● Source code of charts
>>

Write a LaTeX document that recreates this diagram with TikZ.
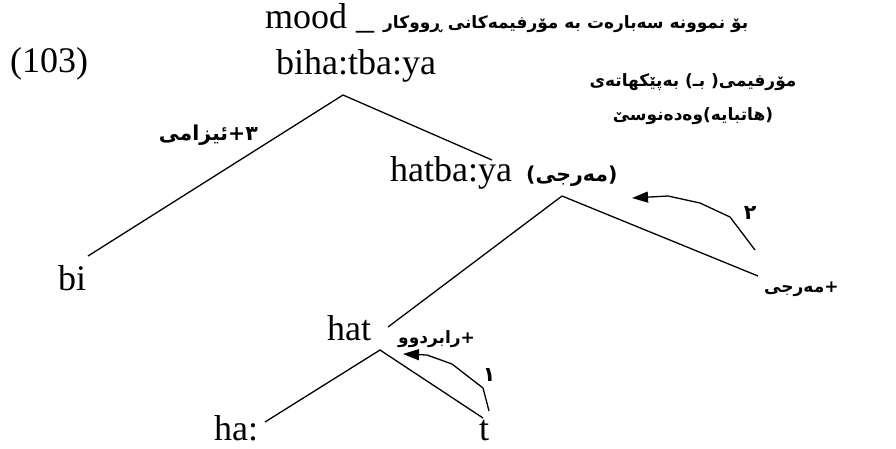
\documentclass[tikz,border=0pt]{standalone}
\usepackage{fontspec}
\usetikzlibrary{arrows.meta}
\setmainfont{Liberation Serif}
\newfontfamily\ku[Script=Arabic]{DejaVu Sans}
\TeXXeTstate=1
\newcommand\kw[1]{\mbox{#1}}
\begin{document}
\begin{tikzpicture}[x=1pt,y=-1pt,
  lat/.style={font=\fontsize{36}{40}\selectfont, inner sep=0pt},
  kur/.style={font=\ku\bfseries\fontsize{17}{20}\selectfont, inner sep=0pt},
  kurbig/.style={font=\ku\bfseries\fontsize{20.5}{23}\selectfont, inner sep=0pt},
  tree/.style={line width=1.3pt},
  arr/.style={line width=1.3pt, -{Triangle[length=16pt,width=11pt]}}]
\useasboundingbox (0,0) rectangle (896,448);
% header
\node[lat, anchor=base west] (head) at (265,28)
  {mood \_\ {\ku\bfseries\fontsize{17}{20}\selectfont\beginR بۆ نموونە سەبارەت بە مۆرفیمەکانی ڕووکار\endR}};
\node[lat, anchor=base west] (num) at (10,72) {(103)};
\node[lat, anchor=base west] (top) at (276,74) {biha:tba:ya};
\node[kur, anchor=base] (r1) at (693,86) {\beginR مۆرفیمی( بـ) بەپێکهاتەی\endR};
\node[kur, anchor=base] (r2) at (693,120) {\beginR (هاتبایە)وەدەنوسێ\endR};
\node[kurbig, anchor=base east] (l3) at (258,140) {\kw{ئیزامی}\kw{+}\kw{٣}};
\node[lat, anchor=base west] (hb) at (390,181) {hatba:ya};
\node[kurbig, anchor=base west] (mrj) at (526,181) {(مەرجی)};
\node[lat, anchor=base west] (bi) at (58,290) {bi};
\node[kur, anchor=base west] (mrj2) at (764,292) {\kw{مەرجی}\kw{+}};
\node[lat, anchor=base west] (hat) at (327,340) {hat};
\node[kur, anchor=base west] (rab) at (398,343) {\kw{رابردوو}\kw{+}};
\node[lat, anchor=base west] (ha) at (214,440) {ha:};
\node[lat, anchor=base west] (t) at (479,440) {t};
\node[kurbig] (n1) at (489,375) {١};
\node[kurbig] (n2) at (750,213) {٢};
% tree
\coordinate (apA) at (343,95);
\coordinate (eBi) at (88,256);
\coordinate (eHb) at (492,160);
\coordinate (apB) at (562,196);
\coordinate (eHat) at (388,327);
\coordinate (eMr) at (758,276);
\coordinate (apC) at (380,350);
\coordinate (eHa) at (265,422);
\coordinate (eT) at (483,418);
\draw[tree] (eBi) -- (apA) -- (eHb);
\draw[tree] (eHat) -- (apB) -- (eMr);
\draw[tree] (eHa) -- (apC) -- (eT);
% arrows
\coordinate (a1s) at (489,411);
\coordinate (a1e) at (403,354);
\draw[arr] (a1s) -- (483,388) -- (452,364) -- (427,355) -- (a1e);
\coordinate (a2s) at (755,250);
\coordinate (a2e) at (632,198);
\draw[arr] (a2s) -- (730,217) -- (700,203) -- (668,196) -- (a2e);
\end{tikzpicture}
\end{document}
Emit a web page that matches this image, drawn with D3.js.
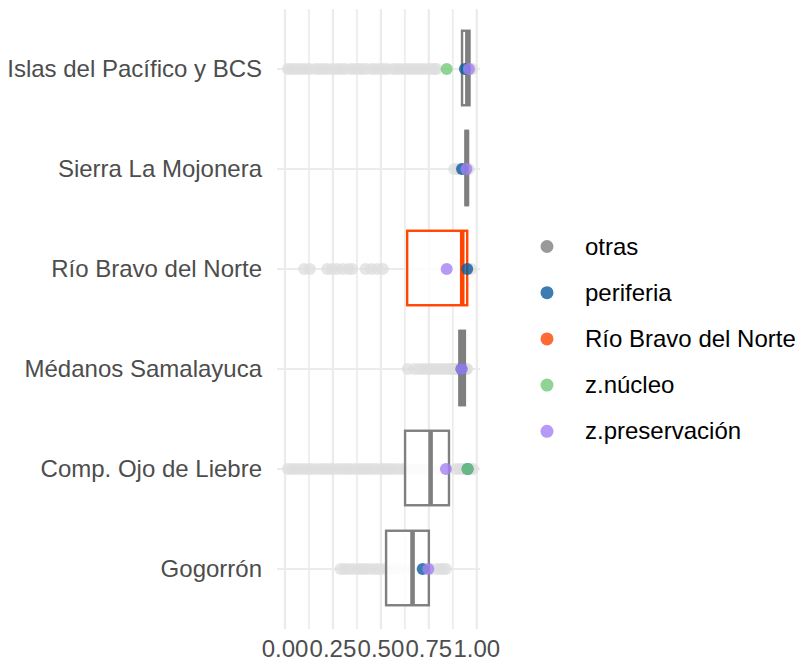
<!DOCTYPE html>
<html>
<head>
<meta charset="utf-8">
<script src="https://cdn.jsdelivr.net/npm/d3@7"></script>
<style>
  html, body { margin: 0; padding: 0; background: #ffffff; }
  svg { display: block; font-family: "Liberation Sans", Arial, Helvetica, sans-serif; }
</style>
</head>
<body>
<svg id="chart" width="795" height="664"></svg>
<script>
// ---------------- DATA ----------------
const categories = ["Islas del Pacífico y BCS", "Sierra La Mojonera", "Río Bravo del Norte",
                    "Médanos Samalayuca", "Comp. Ojo de Liebre", "Gogorrón"];
const boxGroup = ["otras", "otras", "Río Bravo del Norte", "otras", "otras", "otras"];
const q1     = [0.923, 0.941, 0.637, 0.909, 0.626, 0.527];
const median = [0.951, 0.948, 0.924, 0.923, 0.759, 0.665];
const q3     = [0.962, 0.954, 0.950, 0.938, 0.855, 0.750];

const otrasIslas = [0.015, 0.03, 0.05, 0.07, 0.09, 0.11, 0.13, 0.16, 0.18, 0.20, 0.22, 0.245, 0.27, 0.29, 0.31,
                    0.34, 0.36, 0.38, 0.40, 0.42, 0.45, 0.47, 0.49, 0.51, 0.53, 0.56, 0.58, 0.60, 0.62, 0.64,
                    0.66, 0.68, 0.70, 0.72, 0.74, 0.76, 0.78, 0.79, 0.97, 0.975];
const otrasSierra = [0.882, 0.90, 0.92, 0.935, 0.95, 0.958];
const otrasRioBravo = [0.10, 0.13, 0.22, 0.245, 0.27, 0.30, 0.33, 0.35, 0.42, 0.45, 0.48, 0.51, 0.97];
const otrasMedanos = [0.64, 0.675, 0.70, 0.72, 0.74, 0.76, 0.78, 0.80, 0.82, 0.84, 0.86, 0.87, 0.88, 0.89,
                      0.90, 0.91, 0.925, 0.935, 0.945, 0.95];
const otrasOjo = [0.015, 0.035, 0.055, 0.075, 0.10, 0.12, 0.14, 0.165, 0.19, 0.21, 0.23, 0.25, 0.275, 0.30,
                  0.32, 0.34, 0.365, 0.39, 0.41, 0.43, 0.45, 0.475, 0.50, 0.52, 0.54, 0.56, 0.585, 0.61, 0.63,
                  0.66, 0.70, 0.75, 0.80, 0.89, 0.91, 0.93, 0.95, 0.965, 0.98];
const otrasGogorron = [0.29, 0.31, 0.33, 0.355, 0.38, 0.40, 0.42, 0.445, 0.47, 0.49, 0.52, 0.56, 0.60, 0.65,
                       0.70, 0.76, 0.79, 0.81, 0.825, 0.84];
const otrasValues = [otrasIslas, otrasSierra, otrasRioBravo, otrasMedanos, otrasOjo, otrasGogorron];

const periferia      = [0.938, 0.923, 0.950, 0.920, 0.952, 0.718];
const zNucleo        = [0.843, null, null, null, 0.952, null];
const zPreservacion  = [0.959, 0.946, 0.843, 0.921, 0.839, 0.747];

const legendLabels = ["otras", "periferia", "Río Bravo del Norte", "z.núcleo", "z.preservación"];
const legendColors = ["#7F7F7F", "#0A5CA0", "#FF4500", "#73C97A", "#A581F2"];
const xTicks = [0, 0.25, 0.5, 0.75, 1];
const xMinor = [0.125, 0.375, 0.625, 0.875];

// ---------------- LAYOUT ----------------
const svg = d3.select("#chart");
const panel = { left: 277, right: 480, top: 9, bottom: 629 };
const x = d3.scaleLinear().domain([0, 1]).range([285, 476.8]);
const y = d3.scalePoint().domain(categories).range([panel.top, panel.bottom]).padding(0.6);
const step = y.step();
const color = d3.scaleOrdinal().domain(legendLabels).range(legendColors);
const fontSize = 24;

// gridlines
const grid = svg.append("g");
grid.selectAll("line.minor").data(xMinor).join("line")
  .attr("x1", d => x(d)).attr("x2", d => x(d))
  .attr("y1", panel.top).attr("y2", panel.bottom)
  .attr("stroke", "#EBEBEB").attr("stroke-width", 1.6);
grid.selectAll("line.majx").data(xTicks).join("line")
  .attr("x1", d => x(d)).attr("x2", d => x(d))
  .attr("y1", panel.top).attr("y2", panel.bottom)
  .attr("stroke", "#EBEBEB").attr("stroke-width", 2.2);
grid.selectAll("line.majy").data(categories).join("line")
  .attr("x1", panel.left).attr("x2", panel.right)
  .attr("y1", d => y(d)).attr("y2", d => y(d))
  .attr("stroke", "#EBEBEB").attr("stroke-width", 2.2);

// gray points (otras)
const r = 6;
const otrasPts = [];
otrasValues.forEach((vals, i) => vals.forEach(v => otrasPts.push({ cat: categories[i], v })));
svg.append("g").selectAll("circle").data(otrasPts).join("circle")
  .attr("cx", d => x(d.v)).attr("cy", d => y(d.cat)).attr("r", r)
  .attr("fill", "#DEDEDE").attr("fill-opacity", 0.75);

// boxes
const boxH = step * 0.745;
const boxes = svg.append("g");
categories.forEach((c, i) => {
  const col = color(boxGroup[i]);
  boxes.append("rect")
    .attr("x", x(q1[i])).attr("y", y(c) - 1 - boxH / 2)
    .attr("width", x(q3[i]) - x(q1[i])).attr("height", boxH)
    .attr("fill", "#ffffff").attr("fill-opacity", 0.85)
    .attr("stroke", col).attr("stroke-width", 2.4);
  boxes.append("line")
    .attr("x1", x(median[i])).attr("x2", x(median[i]))
    .attr("y1", y(c) - 1 - boxH / 2).attr("y2", y(c) - 1 + boxH / 2)
    .attr("stroke", col).attr("stroke-width", 4.6);
});

// coloured points
const series = [
  { name: "periferia", vals: periferia },
  { name: "z.núcleo", vals: zNucleo },
  { name: "z.preservación", vals: zPreservacion }
];
series.forEach(s => {
  const pts = s.vals.map((v, i) => ({ v, cat: categories[i] })).filter(d => d.v !== null);
  svg.append("g").selectAll("circle").data(pts).join("circle")
    .attr("cx", d => x(d.v)).attr("cy", d => y(d.cat)).attr("r", r)
    .attr("fill", color(s.name)).attr("fill-opacity", 0.8);
});

// y axis labels
svg.append("g").selectAll("text").data(categories).join("text")
  .attr("x", 262).attr("y", d => y(d) + 8)
  .attr("text-anchor", "end").attr("font-size", fontSize).attr("fill", "#4D4D4D")
  .text(d => d);

// x axis labels
svg.append("g").selectAll("text").data(xTicks).join("text")
  .attr("x", d => x(d)).attr("y", 657)
  .attr("text-anchor", "middle").attr("font-size", fontSize).attr("fill", "#4D4D4D")
  .text(d => d3.format(".2f")(d));

// legend
const lg = svg.append("g");
legendLabels.forEach((lab, i) => {
  const cy = 246.5 + i * 46.2;
  lg.append("circle").attr("cx", 547).attr("cy", cy).attr("r", 6.5)
    .attr("fill", color(lab)).attr("fill-opacity", 0.8);
  lg.append("text").attr("x", 585).attr("y", cy + 8)
    .attr("font-size", fontSize).attr("fill", "#000000").text(lab);
});
</script>
</body>
</html>
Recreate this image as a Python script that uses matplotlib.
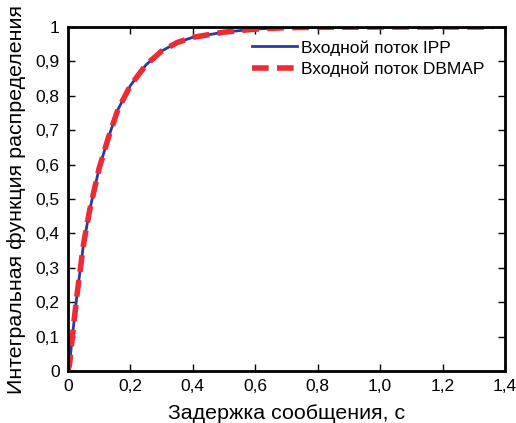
import matplotlib
matplotlib.use("Agg")
import matplotlib.pyplot as plt
from matplotlib.ticker import FuncFormatter

plt.rcParams['font.family'] = ['Liberation Sans', 'DejaVu Sans']

# delay values (s) and CDF
delay = [0, 0.005, 0.01, 0.02, 0.03, 0.05, 0.07, 0.1, 0.13, 0.16, 0.2, 0.25,
         0.3, 0.35, 0.4, 0.5, 0.6, 0.7, 0.8, 1.0, 1.2, 1.36]
cdf_ipp = [0, 0.02, 0.065, 0.15, 0.23, 0.37, 0.47, 0.59, 0.68, 0.76, 0.83, 0.89,
           0.93, 0.955, 0.97, 0.985, 0.994, 0.998, 0.999, 1.0, 1.0, 1.0]
cdf_dbmap = [0, 0.02, 0.065, 0.15, 0.23, 0.37, 0.47, 0.59, 0.68, 0.76, 0.83, 0.89,
             0.93, 0.955, 0.97, 0.985, 0.994, 0.998, 0.999, 1.0, 1.0, 1.0]

xticks = [0, 0.2, 0.4, 0.6, 0.8, 1.0, 1.2, 1.4]
xticklabels = ['0', '0,2', '0,4', '0,6', '0,8', '1,0', '1,2', '1,4']
yticks = [0, 0.1, 0.2, 0.3, 0.4, 0.5, 0.6, 0.7, 0.8, 0.9, 1.0]

fig = plt.figure(figsize=(5.16, 4.23), dpi=100)
ax = fig.add_axes([68/516, 1 - 371/423, 437/516, 344/423])

ax.plot(delay, cdf_ipp, color='#2b3a9e', lw=2, label='Входной поток IPP')
ax.plot(delay, cdf_dbmap, color='#ee2a35', lw=4, ls=(0, (3, 1.5)),
        label='Входной поток DBMAP')

ax.set_xlim(0, 1.4)
ax.set_ylim(0, 1)
ax.set_xticks(xticks)
ax.set_xticklabels(xticklabels)
ax.set_yticks(yticks)
ax.yaxis.set_major_formatter(FuncFormatter(lambda v, p: ('%g' % round(v, 1)).replace('.', ',')))
ax.tick_params(direction='in', top=True, right=True, length=5, width=1,
               labelsize=12.5, pad=6)
for s in ax.spines.values():
    s.set_linewidth(2)

ax.set_xlabel('Задержка сообщения, с', fontsize=15.4, labelpad=7)
ax.set_ylabel('Интегральная функция распределения', fontsize=15.4, labelpad=7)

ax.legend(loc='upper right', bbox_to_anchor=(484/516, 1 - 40/423),
          bbox_transform=fig.transFigure, frameon=False, borderaxespad=0,
          borderpad=0, fontsize=12.5, handlelength=2.6, handletextpad=0.2,
          labelspacing=0.35)

fig.savefig('out.png', dpi=100)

<<

● Task brief
Give again, exactly as written above, every line from the one holding "Emit a web page" to the one holding "0.938, 0.855, 0.750];", with both ends kept and the pictures left out.

● Complete output
Emit a web page that matches this image, drawn with D3.js.
<!DOCTYPE html>
<html>
<head>
<meta charset="utf-8">
<script src="https://cdn.jsdelivr.net/npm/d3@7"></script>
<style>
  html, body { margin: 0; padding: 0; background: #ffffff; }
  svg { display: block; font-family: "Liberation Sans", Arial, Helvetica, sans-serif; }
</style>
</head>
<body>
<svg id="chart" width="795" height="664"></svg>
<script>
// ---------------- DATA ----------------
const categories = ["Islas del Pacífico y BCS", "Sierra La Mojonera", "Río Bravo del Norte",
                    "Médanos Samalayuca", "Comp. Ojo de Liebre", "Gogorrón"];
const boxGroup = ["otras", "otras", "Río Bravo del Norte", "otras", "otras", "otras"];
const q1     = [0.923, 0.941, 0.637, 0.909, 0.626, 0.527];
const median = [0.951, 0.948, 0.924, 0.923, 0.759, 0.665];
const q3     = [0.962, 0.954, 0.950, 0.938, 0.855, 0.750];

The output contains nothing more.